Selon des experts nationaux, la morosité économique à l’origine de ces contestations est largement expliquée par un déficit de confiance à l’égard des élites et d’un système de gouvernance mettant main dans la main un parti religieux islamisant et un parti inspiré par l’idéologie de Bourguiba, le président ayant sévi contre les islamistes durant les années 1970 et 1980.
Au pouvoir depuis 16 mois, la coalition gouvernementale actuelle a été érodée par ses contradictions et a généré un déficit de confiance perceptible au niveau de l’investissement et une recrudescence des activités économiques informelles, le long des frontières avec la Libye et par le biais de nouvelles filières de contrebande directement liées avec des pays subsahariens (cigarettes, drogues, alcool, etc.).
Les incertitudes politiques et les erreurs de gouvernance mettent à plat plusieurs agrégats économiques, dont l’investissement privé, l’épargne des ménages, la demande agrégée, les exportations, alors que le pays a hâte de se relever après des années de récession et de mal-gouvernance. Le défi à relever consiste notamment à renforcer la confiance de plusieurs tours-opérateurs qui commencent à renouer avec la Tunisie et relancer un secteur touristique encore meurtri par plusieurs actes terroristes en 2014 et 2015 (au Bardo et à Sousse).

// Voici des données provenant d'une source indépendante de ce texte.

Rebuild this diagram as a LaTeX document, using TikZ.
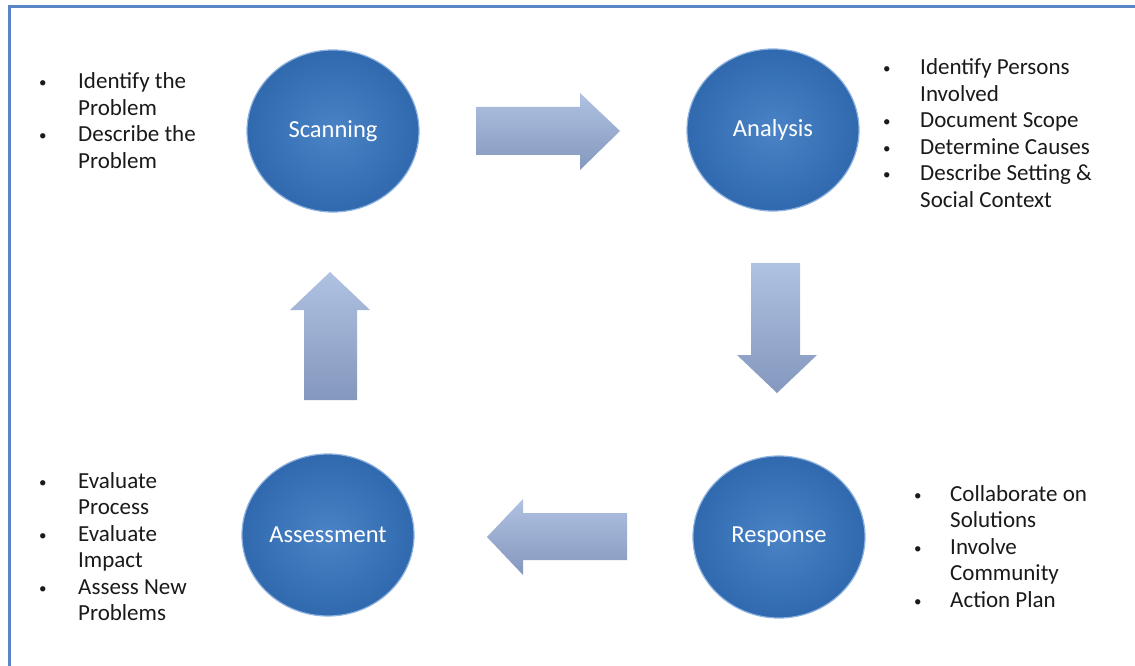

Encore une fois, les derniers événements montrent que le capital de confiance dans les mutations démocratiques a du plomb dans l’aile. Par la grogne populaire des derniers jours, la rue et les couches défavorisées lancent une nouvelle défiance contre le gouvernement en place, en voulant abroger une Loi de finances votées pour 2018, par la coalition gouvernementale et débattue pendant plusieurs mois par tous les partis et les élites politiques.
Un véritable camouflet pour la classe politique et les instances gouvernementales qui montrent encore une fois leur limite dans la mise en œuvre d’une transition économique capable de s’arrimer à la transition politique à l’œuvre depuis 2011.